The big idea is the idea to privatize the park. This should help if it is done right. The danger is that the privatization becomes a way for the city to shirk funding of the park, or that it turns into a patron society takeover of a vital public asset. That said, what privatization might ensure is that plans for the park are actually implemented. For example, the 2003 Comprehensive Development Plan is not entirely off the mark as a first step in terms of its vision of improving Fair Park, it’s just that – like so many Dallas plans – it has never been fully implemented.

The task force is also rightly focused on connectivity, though the early ideas aren’t exactly ideal. Their proposals for reclaiming some parking lots for green space and moving the fence captures the spirit, if not the substance of the greening idea. I don’t like how a proposed rendering of new parking structures included in the briefing places the garages in positions where they block access and connectivity between the neighborhoods and the park. And the reclaimed green space isn’t exactly significant in scale. Turning the lot behind the Music Hall green is a no brainer, but the question of what to do with the acres of parking on the back end of the park by Gexa Energy Pavilion is the real challenge. There’s talk of creating a community park, but few details. The key point is this: in order for Fair Park to become useful, it must have uses, particularly those that are improvisational, like sports fields, playgrounds, etc. A bolder idea would be to try to get a youth soccer organization to turn part of the back end of the park into a year-round facility. Maybe those are ideas a private non-profit overseeing the park could be more effectively implement.
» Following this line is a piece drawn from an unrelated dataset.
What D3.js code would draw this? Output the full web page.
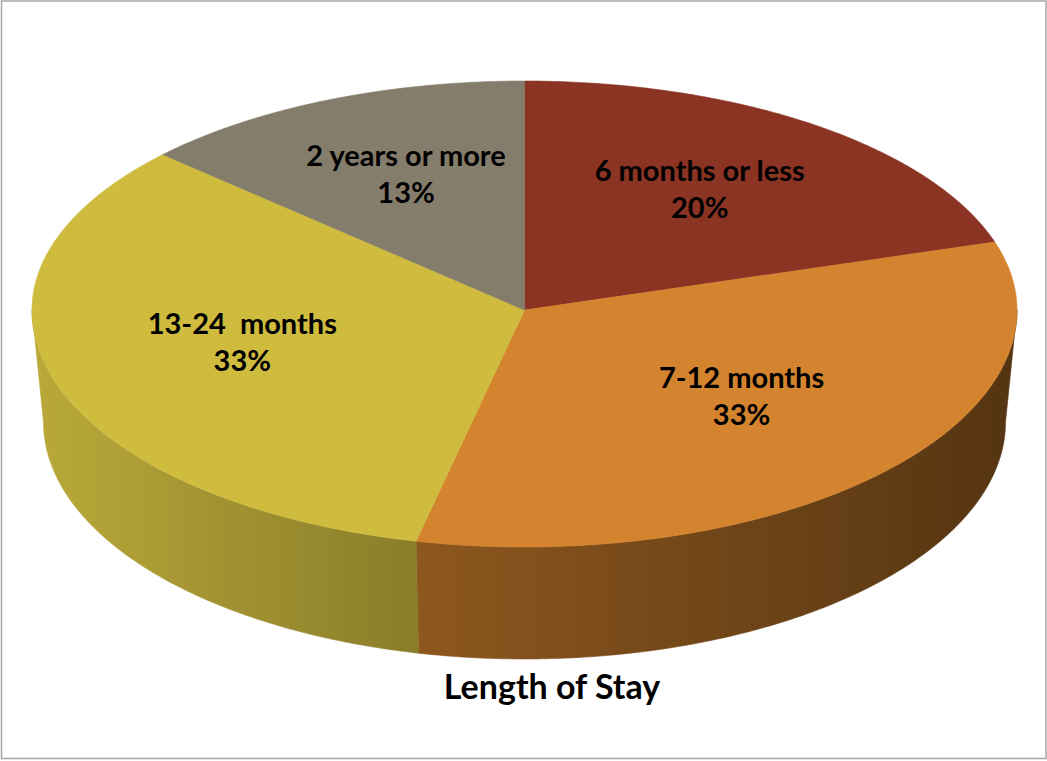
<!DOCTYPE html>
<html>
<head>
<meta charset="utf-8">
<script src="https://cdn.jsdelivr.net/npm/d3@7/dist/d3.min.js"></script>
<style>
  html, body { margin: 0; padding: 0; background: #fff; }
  svg { display: block; }
  text { font-family: Lato, "Open Sans", sans-serif; font-weight: bold; fill: #000; white-space: pre; }
</style>
</head>
<body>
<svg id="chart" width="1047" height="761"></svg>
<script>
// Length of stay shares, clockwise from 12 o'clock
const categories = ["6 months or less", "7-12 months", "13-24  months", "2 years or more"];
const values = [20, 33, 33, 13];
const percentLabels = ["20%", "33%", "33%", "13%"];
const colors = ["#8B3424", "#D4832E", "#CFBC3F", "#857D6B"];
const chartTitle = "Length of Stay";

const svg = d3.select("#chart");

// Tilted disc geometry: top face and (slightly smaller, farther) bottom face
const cx = 524.5;
const topFace = { cy: 310, rx: 492.5, ryFar: 229, ryNear: 237 };
const botFace = { cy: 422, rx: 481, ryFar: 229, ryNear: 237 };

function pt(e, a) {
  const c = Math.cos(a), s = Math.sin(a);
  const ry = c > 0 ? e.ryFar : e.ryNear;
  return [cx + e.rx * s, e.cy - ry * c];
}
function arcPts(e, a0, a1) {
  const n = Math.max(2, Math.ceil(Math.abs(a1 - a0) / 0.01));
  return d3.range(n + 1).map(i => pt(e, a0 + (a1 - a0) * i / n));
}

const pie = d3.pie().sort(null).value(d => d)(values);
const color = d3.scaleOrdinal().domain(categories).range(colors);

// Horizontal shading of the outer wall: lit on the left, dark on the right
const shade = d3.scaleLinear().domain([32, 406, 1017]).range([0.9, 0.67, 0.40]);
const defs = svg.append("defs");
pie.forEach((p, i) => {
  const base = d3.rgb(color(categories[i]));
  const g = defs.append("linearGradient")
    .attr("id", "wall" + i)
    .attr("gradientUnits", "userSpaceOnUse")
    .attr("x1", 32).attr("x2", 1017).attr("y1", 0).attr("y2", 0);
  d3.range(0, 11).forEach(k => {
    const x = 32 + (1017 - 32) * k / 10;
    const f = shade(x);
    g.append("stop")
      .attr("offset", k / 10)
      .attr("stop-color", d3.rgb(base.r * f, base.g * f, base.b * f).formatHex());
  });
});

const line = d3.line();

// Outer walls (only the front half, 90°..270°, faces the viewer)
const wallG = svg.append("g");
pie.forEach((p, i) => {
  const a0 = Math.max(p.startAngle, Math.PI / 2);
  const a1 = Math.min(p.endAngle, 3 * Math.PI / 2);
  if (a1 <= a0) return;
  const pts = arcPts(topFace, a0, a1).concat(arcPts(botFace, a1, a0));
  wallG.append("path")
    .attr("d", line(pts) + "Z")
    .attr("fill", `url(#wall${i})`)
    .attr("stroke", `url(#wall${i})`)
    .attr("stroke-width", 0.6);
});

// Top faces
const topG = svg.append("g");
pie.forEach((p, i) => {
  const pts = [[cx, topFace.cy]].concat(arcPts(topFace, p.startAngle, p.endAngle));
  topG.append("path")
    .attr("d", line(pts) + "Z")
    .attr("fill", color(categories[i]))
    .attr("stroke", color(categories[i]))
    .attr("stroke-width", 0.6);
});

// Data labels: category name over percentage
const labelR = 0.6;
const fs = 29;
const labelG = svg.append("g");
pie.forEach((p, i) => {
  const mid = (p.startAngle + p.endAngle) / 2;
  const e = { cy: topFace.cy, rx: topFace.rx * labelR, ryFar: topFace.ryFar * labelR, ryNear: topFace.ryNear * labelR };
  const [x, y] = pt(e, mid);
  const t = labelG.append("text")
    .attr("x", x).attr("y", y)
    .attr("text-anchor", "middle")
    .style("font-size", fs + "px");
  t.append("tspan").attr("x", x).attr("dy", "-0.64em").text(categories[i]);
  t.append("tspan").attr("x", x).attr("dy", "1.28em").text(percentLabels[i]);
});

// Chart title beneath the pie
svg.append("text")
  .attr("x", 552).attr("y", 699)
  .attr("text-anchor", "middle")
  .style("font-size", "34px")
  .text(chartTitle);

// Chart area border
svg.append("rect")
  .attr("x", 1.5).attr("y", 1)
  .attr("width", 1044.5).attr("height", 757.5)
  .attr("fill", "none")
  .attr("stroke", "#a6a6a6")
  .attr("stroke-width", 1.5);
</script>
</body>
</html>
But back to the parking. The parking challenge at Fair Park is that there is a massive surge of demand during the fair, but meeting that demand has created facilities that ruin the park during the rest of the year. Rather than trying to come up with a different way to incorporate that parking capacity into the park, I would rather see the task force focused on alternative solutions, like creating temporary parking during the fair or overflow parking facilities off site. At the very least, don’t say you’re going to increase connectivity between the neighborhoods and the park and then stick a rendering in the briefing that shows parking garages shoved between the neighborhood and the park.

There needs to be significant perforation between the park and the neighborhoods. Just look at Balboa Park in San Diego, the closest thing to a Fair Park in another American city, and whose head the Fair Park Task Force spoke to during their research. At Balboa, the adjacent neighborhoods come right up to the border of the park and parking for the intermittent uses is tucked into discrete lots located within the confines of the park. Parking for the park’s big draw – the San Diego Zoo – is shoved in the far back of the park. At Fair Park, the moats of concrete that currently disconnect the park from the neighborhoods should be filled in, not with a parking structures (however “signature” — whatever that means) but with neighborhood. Make it dense and affordable. Make the distinction between where Fair Park ends and Dallas begins really difficult to pin down.